В таком контексте книжные миниатюры выступали для современника не столько как иллюстрации к тексту, сколько как иконописные изображения. Неслучайно такие миниатюры очень близки клеймам житийных икон[65]. Кроме того, сам композиционный строй жития святого, тем более в его лицевом списке, по сути, повторяет композицию житийной иконы, и наоборот (илл. 2). Если выходную миниатюру и Похвальное слово можно назвать «средником» такой иконы, то Житие и Чудеса с их иллюстрациями – ее «клеймами». В целом же агиографическое произведение являет собой словесную икону святого[66], а такое художественное явление, как лицевые списки, предельно соответствует восприятию жития как молитвы святому – во-первых, как его иконы – во-вторых.

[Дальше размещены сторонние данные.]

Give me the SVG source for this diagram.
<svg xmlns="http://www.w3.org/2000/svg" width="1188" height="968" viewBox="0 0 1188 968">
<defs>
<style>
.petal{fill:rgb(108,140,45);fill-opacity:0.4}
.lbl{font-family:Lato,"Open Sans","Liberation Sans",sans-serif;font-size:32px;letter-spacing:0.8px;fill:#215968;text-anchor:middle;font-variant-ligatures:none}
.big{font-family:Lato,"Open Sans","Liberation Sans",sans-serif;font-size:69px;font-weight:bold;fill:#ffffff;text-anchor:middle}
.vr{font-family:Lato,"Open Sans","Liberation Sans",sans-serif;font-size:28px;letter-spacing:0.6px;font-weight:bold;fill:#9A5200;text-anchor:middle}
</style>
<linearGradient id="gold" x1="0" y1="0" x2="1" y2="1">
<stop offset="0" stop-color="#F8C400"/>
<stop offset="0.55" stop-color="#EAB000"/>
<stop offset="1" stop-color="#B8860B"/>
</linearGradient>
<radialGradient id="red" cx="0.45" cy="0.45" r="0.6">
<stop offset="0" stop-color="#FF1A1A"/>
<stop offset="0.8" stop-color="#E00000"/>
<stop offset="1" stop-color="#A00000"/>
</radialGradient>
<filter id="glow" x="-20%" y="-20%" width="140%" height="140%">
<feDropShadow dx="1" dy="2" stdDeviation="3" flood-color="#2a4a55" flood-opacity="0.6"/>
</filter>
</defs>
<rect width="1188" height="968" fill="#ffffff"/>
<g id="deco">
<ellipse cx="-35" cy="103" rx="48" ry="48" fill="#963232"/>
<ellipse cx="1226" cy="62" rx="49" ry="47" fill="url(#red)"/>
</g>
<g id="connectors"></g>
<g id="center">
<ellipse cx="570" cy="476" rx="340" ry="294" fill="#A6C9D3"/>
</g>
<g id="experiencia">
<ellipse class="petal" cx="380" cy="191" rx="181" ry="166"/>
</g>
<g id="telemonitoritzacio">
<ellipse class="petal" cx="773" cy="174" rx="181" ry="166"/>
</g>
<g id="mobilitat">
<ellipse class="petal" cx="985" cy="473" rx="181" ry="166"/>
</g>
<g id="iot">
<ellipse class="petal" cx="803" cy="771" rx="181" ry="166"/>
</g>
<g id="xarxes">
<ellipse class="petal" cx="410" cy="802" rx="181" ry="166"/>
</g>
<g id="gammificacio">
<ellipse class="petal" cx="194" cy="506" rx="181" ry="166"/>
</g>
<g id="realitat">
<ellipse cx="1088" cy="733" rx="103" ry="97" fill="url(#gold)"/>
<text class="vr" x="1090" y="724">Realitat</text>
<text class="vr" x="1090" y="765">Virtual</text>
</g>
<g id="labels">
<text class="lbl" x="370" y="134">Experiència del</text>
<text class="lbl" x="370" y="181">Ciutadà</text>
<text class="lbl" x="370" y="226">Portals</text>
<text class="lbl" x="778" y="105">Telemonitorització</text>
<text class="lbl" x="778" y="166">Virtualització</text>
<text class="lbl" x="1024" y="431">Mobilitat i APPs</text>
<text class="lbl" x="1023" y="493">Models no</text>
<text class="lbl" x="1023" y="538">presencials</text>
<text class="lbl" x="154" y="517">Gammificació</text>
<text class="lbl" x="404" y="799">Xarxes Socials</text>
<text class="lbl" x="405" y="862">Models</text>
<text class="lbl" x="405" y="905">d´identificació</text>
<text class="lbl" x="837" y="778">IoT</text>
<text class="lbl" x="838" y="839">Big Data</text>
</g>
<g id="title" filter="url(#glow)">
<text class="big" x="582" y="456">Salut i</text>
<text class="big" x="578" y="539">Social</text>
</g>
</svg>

Обратим внимание еще на один факт внутреннего композиционного совпадения текста и изображения в древнерусских лицевых рукописях, который не лежит на поверхности. Поскольку мы рассматриваем одновременно сразу два вида искусства, то здесь не обойтись без семиотического подхода. Общие принципы семиотического изучения поэтики композиции литературного текста и произведения изобразительного искусства были разработаны Б. А. Успенским[67]. Понимая под «текстом» любую семантически организованную последовательность знаков, он предложил описывать структуру любого художественного текста посредством вычленения различных точек зрения, то есть авторских позиций, с которых ведется повествование или описание[68].

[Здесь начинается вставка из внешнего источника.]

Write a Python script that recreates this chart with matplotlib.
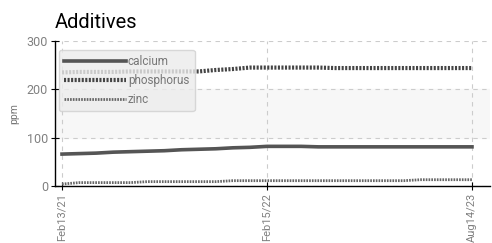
import matplotlib.pyplot as plt
import numpy as np

plt.rcParams['font.family'] = ['Roboto', 'DejaVu Sans']

# samples (index axis, labelled at three dates)
tick_pos = [0, 12, 24]
tick_labels = ['Feb13/21', 'Feb15/22', 'Aug14/23']

calcium = [66, 67, 68, 70, 71, 72, 73, 75, 76, 77, 79, 80, 82,
           82, 82, 81, 81, 81, 81, 81, 81, 81, 81, 81, 81]
phosphorus = [235, 236, 236, 236, 237, 237, 237, 237, 237, 240, 242, 245, 245,
              245, 245, 245, 244, 244, 244, 244, 244, 244, 244, 244, 244]
zinc = [4, 7, 7, 7, 7, 9, 9, 9, 9, 9, 11, 11, 11,
        11, 11, 11, 11, 11, 11, 11, 11, 13, 13, 13, 13]
x = np.arange(len(calcium))

fig = plt.figure(figsize=(4.92, 2.43), dpi=100)
ax = fig.add_axes([0.1118, 0.2346, 0.884, 0.5967])

ax.axhspan(100, 200, color='#f7f7f7', zorder=0)
ax.plot(x, calcium, color='#555555', lw=2.6, label='calcium', zorder=3)
ax.plot(x, phosphorus, color='#444444', lw=3, ls=(0, (0.5, 0.35)),
        label='phosphorus', zorder=3)
ax.plot(x, zinc, color='#666666', lw=2, ls=(0, (0.6, 0.4)), label='zinc', zorder=3)

ax.set_ylim(0, 300)
ax.set_xlim(-0.41, 25.05)
ax.set_yticks([0, 100, 200, 300])
ax.set_xticks(tick_pos)
ax.set_xticklabels(tick_labels, rotation=90)
ax.grid(True, color='#cccccc', ls=(0, (4, 4)), lw=0.8)
ax.set_axisbelow(True)

for s in ['top', 'right']:
    ax.spines[s].set_visible(False)
for s in ['left', 'bottom']:
    ax.spines[s].set_color('black')
    ax.spines[s].set_linewidth(1)
ax.tick_params(direction='inout', length=6, colors='black', labelcolor='#808080',
               labelsize=9, pad=2)
ax.tick_params(axis='x', labelsize=8)

ax.set_ylabel('ppm', color='#777777', fontsize=7.5, labelpad=5)
ax.set_title('Additives', loc='left', fontsize=14.5, x=0.0, pad=9)

leg = ax.legend(loc='upper left', bbox_to_anchor=(0.009, 0.938), frameon=True,
                fontsize=8.5, handlelength=5.2, handletextpad=0.2, labelspacing=0.5,
                borderpad=0.45, borderaxespad=0, fancybox=True, facecolor='#ececec',
                edgecolor='#d0d0d0', framealpha=0.8)
for t in leg.get_texts():
    t.set_color('#777777')

fig.savefig('out.png', dpi=100)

Б. А. Успенский выделяет три способа описания событий. Первый способ – это описание событий с точки зрения какого-то стороннего наблюдателя, когда описывается лишь то, что доступно наблюдателю со стороны. Второй способ – описание с точки зрения самого героя либо всевидящего наблюдателя, которому дано проникнуть во внутреннее состояние героя, то есть с некой внутренней точки зрения. Третий способ заключается в том, что повествование в целом представляет собой синтез описаний, данных с разных точек зрения. Повествователь в данном случае как бы ставит себя над действием. «Можно сказать, что позиция автора здесь ирреальна, он принимает точку зрения всевидящего и всезнающего наблюдателя»[69].